**Information provided**
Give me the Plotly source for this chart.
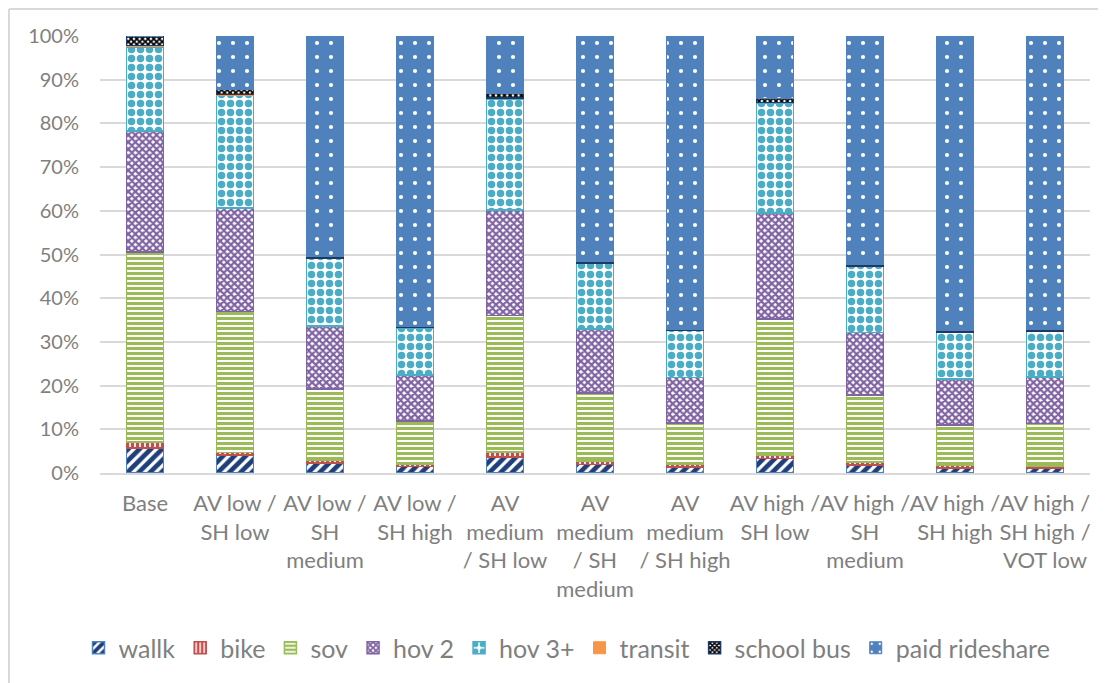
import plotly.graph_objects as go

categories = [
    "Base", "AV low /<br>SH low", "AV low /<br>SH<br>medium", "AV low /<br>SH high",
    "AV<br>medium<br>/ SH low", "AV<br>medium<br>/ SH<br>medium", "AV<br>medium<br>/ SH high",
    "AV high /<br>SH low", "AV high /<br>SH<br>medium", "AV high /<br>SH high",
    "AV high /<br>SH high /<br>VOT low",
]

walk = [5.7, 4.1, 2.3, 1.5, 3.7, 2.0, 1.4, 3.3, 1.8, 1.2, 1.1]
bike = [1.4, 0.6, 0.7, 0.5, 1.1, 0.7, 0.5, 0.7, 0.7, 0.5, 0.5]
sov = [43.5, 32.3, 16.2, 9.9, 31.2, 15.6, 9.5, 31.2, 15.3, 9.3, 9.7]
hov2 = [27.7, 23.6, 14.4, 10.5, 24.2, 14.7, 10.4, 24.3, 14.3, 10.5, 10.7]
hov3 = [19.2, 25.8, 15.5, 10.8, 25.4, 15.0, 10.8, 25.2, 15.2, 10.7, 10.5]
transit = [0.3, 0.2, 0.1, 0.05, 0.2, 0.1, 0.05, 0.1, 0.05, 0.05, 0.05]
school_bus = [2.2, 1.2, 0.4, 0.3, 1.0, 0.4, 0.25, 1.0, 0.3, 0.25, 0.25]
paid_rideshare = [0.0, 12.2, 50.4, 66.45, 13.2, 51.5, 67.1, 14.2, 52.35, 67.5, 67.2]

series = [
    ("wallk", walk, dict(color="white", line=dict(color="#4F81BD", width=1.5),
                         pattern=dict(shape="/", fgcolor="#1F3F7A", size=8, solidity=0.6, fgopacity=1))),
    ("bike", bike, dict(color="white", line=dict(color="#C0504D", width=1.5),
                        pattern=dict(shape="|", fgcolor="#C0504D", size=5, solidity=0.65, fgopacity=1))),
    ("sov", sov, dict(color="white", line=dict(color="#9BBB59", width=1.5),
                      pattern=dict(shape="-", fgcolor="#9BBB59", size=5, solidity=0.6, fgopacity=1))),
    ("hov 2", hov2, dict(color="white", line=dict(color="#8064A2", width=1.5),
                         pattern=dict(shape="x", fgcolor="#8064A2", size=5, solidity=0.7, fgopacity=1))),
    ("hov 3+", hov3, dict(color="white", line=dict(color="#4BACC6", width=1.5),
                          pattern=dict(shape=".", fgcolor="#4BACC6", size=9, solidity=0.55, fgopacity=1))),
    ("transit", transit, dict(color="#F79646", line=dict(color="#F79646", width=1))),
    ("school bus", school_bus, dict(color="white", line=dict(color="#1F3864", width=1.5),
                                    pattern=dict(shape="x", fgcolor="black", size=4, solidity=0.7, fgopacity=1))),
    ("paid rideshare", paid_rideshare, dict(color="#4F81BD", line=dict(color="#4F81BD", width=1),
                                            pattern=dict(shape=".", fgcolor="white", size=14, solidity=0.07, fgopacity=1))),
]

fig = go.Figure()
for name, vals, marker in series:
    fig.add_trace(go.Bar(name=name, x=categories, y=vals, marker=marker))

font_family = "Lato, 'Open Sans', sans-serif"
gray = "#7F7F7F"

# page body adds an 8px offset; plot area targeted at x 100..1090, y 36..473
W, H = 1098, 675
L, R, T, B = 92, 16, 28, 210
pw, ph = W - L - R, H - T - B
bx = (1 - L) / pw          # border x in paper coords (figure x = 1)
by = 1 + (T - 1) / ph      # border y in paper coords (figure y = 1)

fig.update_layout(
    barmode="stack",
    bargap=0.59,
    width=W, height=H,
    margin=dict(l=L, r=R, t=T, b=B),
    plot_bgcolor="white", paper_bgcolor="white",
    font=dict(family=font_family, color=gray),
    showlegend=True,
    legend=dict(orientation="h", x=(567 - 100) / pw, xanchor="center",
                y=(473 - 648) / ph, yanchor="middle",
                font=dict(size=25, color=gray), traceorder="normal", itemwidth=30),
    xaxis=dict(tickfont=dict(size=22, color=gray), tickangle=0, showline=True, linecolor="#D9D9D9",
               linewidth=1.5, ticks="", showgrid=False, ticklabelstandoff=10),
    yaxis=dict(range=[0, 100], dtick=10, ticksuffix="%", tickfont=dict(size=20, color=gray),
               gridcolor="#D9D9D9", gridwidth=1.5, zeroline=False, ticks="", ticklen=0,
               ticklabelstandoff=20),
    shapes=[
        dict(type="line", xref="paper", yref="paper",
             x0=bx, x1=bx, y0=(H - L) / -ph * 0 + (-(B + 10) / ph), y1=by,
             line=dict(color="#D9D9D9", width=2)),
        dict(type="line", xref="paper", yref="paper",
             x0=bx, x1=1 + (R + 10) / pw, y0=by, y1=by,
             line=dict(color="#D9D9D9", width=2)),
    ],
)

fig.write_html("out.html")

**What you are asked to do**
Reproduce the whole listing exactly, but not the images in it.

**Answer**
Give me the Plotly source for this chart.
import plotly.graph_objects as go

categories = [
    "Base", "AV low /<br>SH low", "AV low /<br>SH<br>medium", "AV low /<br>SH high",
    "AV<br>medium<br>/ SH low", "AV<br>medium<br>/ SH<br>medium", "AV<br>medium<br>/ SH high",
    "AV high /<br>SH low", "AV high /<br>SH<br>medium", "AV high /<br>SH high",
    "AV high /<br>SH high /<br>VOT low",
]

walk = [5.7, 4.1, 2.3, 1.5, 3.7, 2.0, 1.4, 3.3, 1.8, 1.2, 1.1]
bike = [1.4, 0.6, 0.7, 0.5, 1.1, 0.7, 0.5, 0.7, 0.7, 0.5, 0.5]
sov = [43.5, 32.3, 16.2, 9.9, 31.2, 15.6, 9.5, 31.2, 15.3, 9.3, 9.7]
hov2 = [27.7, 23.6, 14.4, 10.5, 24.2, 14.7, 10.4, 24.3, 14.3, 10.5, 10.7]
hov3 = [19.2, 25.8, 15.5, 10.8, 25.4, 15.0, 10.8, 25.2, 15.2, 10.7, 10.5]
transit = [0.3, 0.2, 0.1, 0.05, 0.2, 0.1, 0.05, 0.1, 0.05, 0.05, 0.05]
school_bus = [2.2, 1.2, 0.4, 0.3, 1.0, 0.4, 0.25, 1.0, 0.3, 0.25, 0.25]
paid_rideshare = [0.0, 12.2, 50.4, 66.45, 13.2, 51.5, 67.1, 14.2, 52.35, 67.5, 67.2]

series = [
    ("wallk", walk, dict(color="white", line=dict(color="#4F81BD", width=1.5),
                         pattern=dict(shape="/", fgcolor="#1F3F7A", size=8, solidity=0.6, fgopacity=1))),
    ("bike", bike, dict(color="white", line=dict(color="#C0504D", width=1.5),
                        pattern=dict(shape="|", fgcolor="#C0504D", size=5, solidity=0.65, fgopacity=1))),
    ("sov", sov, dict(color="white", line=dict(color="#9BBB59", width=1.5),
                      pattern=dict(shape="-", fgcolor="#9BBB59", size=5, solidity=0.6, fgopacity=1))),
    ("hov 2", hov2, dict(color="white", line=dict(color="#8064A2", width=1.5),
                         pattern=dict(shape="x", fgcolor="#8064A2", size=5, solidity=0.7, fgopacity=1))),
    ("hov 3+", hov3, dict(color="white", line=dict(color="#4BACC6", width=1.5),
                          pattern=dict(shape=".", fgcolor="#4BACC6", size=9, solidity=0.55, fgopacity=1))),
    ("transit", transit, dict(color="#F79646", line=dict(color="#F79646", width=1))),
    ("school bus", school_bus, dict(color="white", line=dict(color="#1F3864", width=1.5),
                                    pattern=dict(shape="x", fgcolor="black", size=4, solidity=0.7, fgopacity=1))),
    ("paid rideshare", paid_rideshare, dict(color="#4F81BD", line=dict(color="#4F81BD", width=1),
                                            pattern=dict(shape=".", fgcolor="white", size=14, solidity=0.07, fgopacity=1))),
]

fig = go.Figure()
for name, vals, marker in series:
    fig.add_trace(go.Bar(name=name, x=categories, y=vals, marker=marker))

font_family = "Lato, 'Open Sans', sans-serif"
gray = "#7F7F7F"

# page body adds an 8px offset; plot area targeted at x 100..1090, y 36..473
W, H = 1098, 675
L, R, T, B = 92, 16, 28, 210
pw, ph = W - L - R, H - T - B
bx = (1 - L) / pw          # border x in paper coords (figure x = 1)
by = 1 + (T - 1) / ph      # border y in paper coords (figure y = 1)

fig.update_layout(
    barmode="stack",
    bargap=0.59,
    width=W, height=H,
    margin=dict(l=L, r=R, t=T, b=B),
    plot_bgcolor="white", paper_bgcolor="white",
    font=dict(family=font_family, color=gray),
    showlegend=True,
    legend=dict(orientation="h", x=(567 - 100) / pw, xanchor="center",
                y=(473 - 648) / ph, yanchor="middle",
                font=dict(size=25, color=gray), traceorder="normal", itemwidth=30),
    xaxis=dict(tickfont=dict(size=22, color=gray), tickangle=0, showline=True, linecolor="#D9D9D9",
               linewidth=1.5, ticks="", showgrid=False, ticklabelstandoff=10),
    yaxis=dict(range=[0, 100], dtick=10, ticksuffix="%", tickfont=dict(size=20, color=gray),
               gridcolor="#D9D9D9", gridwidth=1.5, zeroline=False, ticks="", ticklen=0,
               ticklabelstandoff=20),
    shapes=[
        dict(type="line", xref="paper", yref="paper",
             x0=bx, x1=bx, y0=(H - L) / -ph * 0 + (-(B + 10) / ph), y1=by,
             line=dict(color="#D9D9D9", width=2)),
        dict(type="line", xref="paper", yref="paper",
             x0=bx, x1=1 + (R + 10) / pw, y0=by, y1=by,
             line=dict(color="#D9D9D9", width=2)),
    ],
)

fig.write_html("out.html")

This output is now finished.